= Required work =
Everything from the first line of the data through the line with "import seaborn as sns" is to be echoed exactly, minus the pictures.

= Data block =
* * * * * * * * *

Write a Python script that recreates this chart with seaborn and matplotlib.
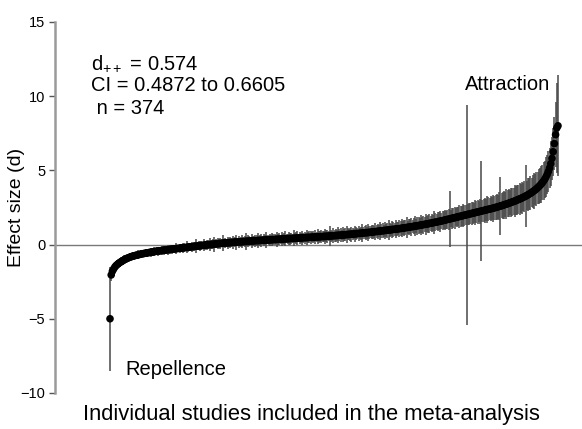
import numpy as np
import pandas as pd
import matplotlib
matplotlib.use("Agg")
import matplotlib.pyplot as plt
import seaborn as sns

# Effect sizes (d) of the 374 studies, sorted from lowest to highest
effect = [
    -5.00, -2.05, -1.80, -1.65, -1.52, -1.42, -1.35, -1.28, -1.22, -1.17, -1.12, -1.07, -1.02, -0.98, -0.94, -0.90, -0.87, -0.84, -0.81, -0.78,
    -0.76, -0.74, -0.72, -0.70, -0.68, -0.66, -0.64, -0.62, -0.61, -0.59, -0.58, -0.56, -0.55, -0.53, -0.52, -0.50, -0.49, -0.48, -0.46, -0.45,
    -0.44, -0.43, -0.42, -0.40, -0.39, -0.38, -0.37, -0.36, -0.35, -0.34, -0.33, -0.32, -0.31, -0.30, -0.29, -0.28, -0.27, -0.26, -0.25, -0.24,
    -0.23, -0.22, -0.21, -0.20, -0.19, -0.18, -0.17, -0.16, -0.15, -0.14, -0.13, -0.12, -0.11, -0.10, -0.09, -0.08, -0.07, -0.06, -0.05, -0.04,
    -0.03, -0.02, -0.01, 0.00, 0.00, 0.01, 0.02, 0.03, 0.04, 0.05, 0.06, 0.07, 0.07, 0.08, 0.09, 0.10, 0.10, 0.11, 0.12, 0.12,
    0.13, 0.14, 0.14, 0.15, 0.16, 0.16, 0.17, 0.18, 0.18, 0.19, 0.19, 0.20, 0.21, 0.21, 0.22, 0.22, 0.23, 0.24, 0.24, 0.25,
    0.25, 0.26, 0.26, 0.27, 0.27, 0.28, 0.28, 0.29, 0.29, 0.30, 0.30, 0.31, 0.31, 0.32, 0.32, 0.33, 0.33, 0.34, 0.34, 0.35,
    0.35, 0.36, 0.36, 0.37, 0.37, 0.38, 0.38, 0.39, 0.39, 0.40, 0.40, 0.41, 0.41, 0.42, 0.42, 0.43, 0.43, 0.44, 0.44, 0.45,
    0.45, 0.46, 0.46, 0.47, 0.47, 0.48, 0.48, 0.49, 0.49, 0.50, 0.50, 0.51, 0.51, 0.52, 0.52, 0.53, 0.53, 0.54, 0.54, 0.55,
    0.55, 0.56, 0.57, 0.57, 0.58, 0.59, 0.59, 0.60, 0.61, 0.61, 0.62, 0.63, 0.63, 0.64, 0.65, 0.65, 0.66, 0.67, 0.68, 0.68,
    0.69, 0.70, 0.71, 0.71, 0.72, 0.73, 0.74, 0.75, 0.75, 0.76, 0.77, 0.78, 0.79, 0.80, 0.80, 0.81, 0.82, 0.83, 0.84, 0.85,
    0.86, 0.87, 0.88, 0.89, 0.90, 0.91, 0.92, 0.93, 0.94, 0.95, 0.96, 0.97, 0.98, 0.99, 1.00, 1.01, 1.02, 1.03, 1.04, 1.05,
    1.06, 1.07, 1.08, 1.10, 1.11, 1.12, 1.13, 1.15, 1.16, 1.17, 1.19, 1.20, 1.21, 1.23, 1.24, 1.25, 1.27, 1.28, 1.30, 1.31,
    1.33, 1.34, 1.36, 1.37, 1.39, 1.40, 1.42, 1.44, 1.45, 1.47, 1.49, 1.50, 1.52, 1.54, 1.56, 1.57, 1.59, 1.61, 1.63, 1.65,
    1.67, 1.69, 1.71, 1.73, 1.75, 1.77, 1.79, 1.81, 1.83, 1.85, 1.87, 1.89, 1.91, 1.93, 1.95, 1.97, 1.99, 2.01, 2.03, 2.05,
    2.07, 2.09, 2.11, 2.13, 2.15, 2.17, 2.19, 2.21, 2.23, 2.25, 2.27, 2.29, 2.31, 2.33, 2.35, 2.37, 2.39, 2.41, 2.43, 2.45,
    2.47, 2.50, 2.52, 2.54, 2.57, 2.59, 2.62, 2.64, 2.67, 2.70, 2.72, 2.75, 2.78, 2.81, 2.84, 2.87, 2.90, 2.93, 2.96, 3.00,
    3.03, 3.07, 3.10, 3.14, 3.18, 3.22, 3.26, 3.30, 3.35, 3.40, 3.45, 3.50, 3.56, 3.62, 3.68, 3.75, 3.82, 3.90, 3.98, 4.07,
    4.17, 4.28, 4.40, 4.55, 4.72, 4.92, 5.15, 5.45, 5.80, 6.25, 6.80, 7.40, 7.85, 8.00,
]

# Half-width of each study's confidence interval
ci_half = [
    3.50, 0.40, 0.35, 0.30, 0.30, 0.28, 0.30, 0.25, 0.28, 0.30, 0.25, 0.28, 0.30, 0.25, 0.22, 0.28, 0.25, 0.30, 0.22, 0.25,
    0.28, 0.22, 0.25, 0.30, 0.22, 0.25, 0.28, 0.20, 0.25, 0.22, 0.28, 0.25, 0.20, 0.25, 0.30, 0.22, 0.25, 0.28, 0.22, 0.25,
    0.30, 0.25, 0.22, 0.28, 0.25, 0.30, 0.22, 0.25, 0.35, 0.25, 0.28, 0.22, 0.30, 0.25, 0.28, 0.35, 0.25, 0.22, 0.30, 0.28,
    0.25, 0.35, 0.28, 0.25, 0.40, 0.30, 0.25, 0.28, 0.35, 0.25, 0.30, 0.28, 0.45, 0.25, 0.30, 0.35, 0.28, 0.25, 0.40, 0.30,
    0.28, 0.35, 0.30, 0.45, 0.28, 0.30, 0.35, 0.50, 0.30, 0.28, 0.35, 0.30, 0.40, 0.28, 0.55, 0.30, 0.35, 0.28, 0.40, 0.30,
    0.35, 0.30, 0.45, 0.28, 0.35, 0.50, 0.30, 0.40, 0.28, 0.35, 0.45, 0.30, 0.35, 0.55, 0.30, 0.40, 0.35, 0.30, 0.45, 0.35,
    0.30, 0.40, 0.35, 0.50, 0.30, 0.35, 0.45, 0.30, 0.40, 0.35, 0.55, 0.30, 0.35, 0.40, 0.30, 0.45, 0.35, 0.40, 0.30, 0.50,
    0.35, 0.40, 0.30, 0.45, 0.35, 0.40, 0.50, 0.30, 0.35, 0.45, 0.40, 0.35, 0.30, 0.55, 0.35, 0.40, 0.45, 0.30, 0.40, 0.35,
    0.45, 0.35, 0.40, 0.30, 0.50, 0.35, 0.40, 0.45, 0.35, 0.40, 0.30, 0.45, 0.35, 0.50, 0.40, 0.35, 0.45, 0.40, 0.35, 0.50,
    0.40, 0.45, 0.35, 0.70, 0.40, 0.35, 0.50, 0.40, 0.45, 0.35, 0.55, 0.40, 0.45, 0.35, 0.50, 0.40, 0.45, 0.60, 0.40, 0.35,
    0.45, 0.50, 0.40, 0.35, 0.55, 0.45, 0.40, 0.50, 0.35, 0.45, 0.60, 0.40, 0.45, 0.50, 0.40, 0.55, 0.45, 0.40, 0.50, 0.45,
    0.40, 0.55, 0.45, 0.50, 0.40, 0.60, 0.45, 0.50, 0.40, 0.55, 0.45, 0.50, 0.65, 0.45, 0.40, 0.55, 0.50, 0.45, 0.60, 0.50,
    0.45, 0.55, 0.50, 0.60, 0.45, 0.55, 0.50, 0.70, 0.45, 0.55, 0.50, 0.60, 0.45, 0.55, 0.65, 0.50, 0.60, 0.55, 0.50, 0.65,
    0.55, 0.60, 0.50, 0.70, 0.55, 0.60, 0.65, 0.50, 0.60, 0.55, 0.75, 0.60, 0.55, 0.65, 0.60, 0.70, 0.55, 0.65, 0.60, 0.70,
    0.60, 0.65, 0.70, 1.90, 0.60, 0.70, 0.65, 0.75, 0.60, 0.70, 0.65, 0.80, 0.70, 0.65, 0.75, 0.70, 0.65, 7.40, 0.70, 0.75,
    0.70, 0.80, 0.75, 0.70, 0.85, 0.75, 0.80, 0.70, 0.85, 3.35, 0.75, 0.80, 0.85, 0.75, 0.90, 0.80, 0.75, 0.85, 0.80, 0.90,
    0.80, 0.85, 0.90, 0.80, 0.95, 1.95, 0.85, 0.90, 0.95, 0.85, 1.00, 0.90, 0.95, 0.85, 1.00, 0.95, 0.90, 1.05, 0.95, 1.00,
    0.95, 1.05, 1.00, 1.10, 0.95, 1.05, 2.10, 1.00, 1.10, 1.05, 1.15, 1.00, 1.10, 1.20, 1.05, 1.15, 1.10, 1.20, 1.15, 1.25,
    1.20, 1.30, 1.25, 1.35, 1.30, 1.40, 1.35, 1.50, 1.45, 1.60, 1.80, 2.20, 3.00, 3.40,
]

y_ticks = [-10, -5, 0, 5, 10, 15]
y_tick_labels = ["\u221210", "\u22125", "0", "5", "10", "15"]
stats_lines = ["d$_{++}$ = 0.574", "CI = 0.4872 to 0.6605", " n = 374"]

FONT = "Liberation Sans"


def build_frame():
    df = pd.DataFrame({"effect": effect, "half": ci_half})
    df["study"] = np.arange(len(df))
    df["lo"] = df["effect"] - df["half"]
    df["hi"] = df["effect"] + df["half"]
    return df


def main():
    sns.set_theme(style="white")
    plt.rcParams["font.family"] = [FONT, "DejaVu Sans"]
    plt.rcParams["mathtext.fontset"] = "custom"
    plt.rcParams["mathtext.rm"] = FONT
    plt.rcParams["mathtext.it"] = FONT
    plt.rcParams["text.color"] = "black"
    plt.rcParams["axes.labelcolor"] = "black"
    plt.rcParams["ytick.labelcolor"] = "black"

    df = build_frame()

    fig = plt.figure(figsize=(5.82, 4.29), dpi=100)
    ax = fig.add_axes([0.0945, 0.084, 0.9055, 0.865])

    ax.axhline(0, color="#7a7a7a", lw=1.0, zorder=1)
    ax.vlines(df["study"], df["lo"], df["hi"], color="#484848", lw=1.1, zorder=2)
    sns.scatterplot(data=df, x="study", y="effect", ax=ax, color="black",
                    s=30, edgecolor="none", linewidth=0, zorder=3, legend=False)

    ax.set_xlim(-45.8, 393)
    ax.set_ylim(-10, 15)
    ax.set_yticks(y_ticks)
    ax.set_yticklabels(y_tick_labels, fontsize=10.5)
    ax.set_xticks([])
    ax.set_xlabel("Individual studies included in the meta-analysis", fontsize=15.8)
    ax.xaxis.set_label_coords(0.486, -0.03)
    ax.set_ylabel("Effect size (d)", fontsize=14)
    ax.yaxis.set_label_coords(-0.057, 0.5)

    sns.despine(ax=ax, top=True, right=True, bottom=True)
    ax.spines["left"].set_color("#9a9a9a")
    ax.spines["left"].set_linewidth(1.8)
    ax.tick_params(axis="y", left=True, length=4, width=1, color="#555555", pad=3)

    y0 = 0.888
    for k, line in enumerate(stats_lines):
        ax.text(0.068, y0 - k * 0.0607, line, transform=ax.transAxes,
                fontsize=14.5, va="center", ha="left")

    ax.text(0.778, 0.83, "Attraction", transform=ax.transAxes, fontsize=14.5,
            va="center", ha="left")
    ax.text(0.133, 0.064, "Repellence", transform=ax.transAxes, fontsize=14.5,
            va="center", ha="left")

    fig.savefig("out.png", dpi=100)
    plt.close(fig)


if __name__ == "__main__":
    main()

* * * * * * * * *

= Exercise answer =
Write a Python script that recreates this chart with seaborn and matplotlib.
import numpy as np
import pandas as pd
import matplotlib
matplotlib.use("Agg")
import matplotlib.pyplot as plt
import seaborn as sns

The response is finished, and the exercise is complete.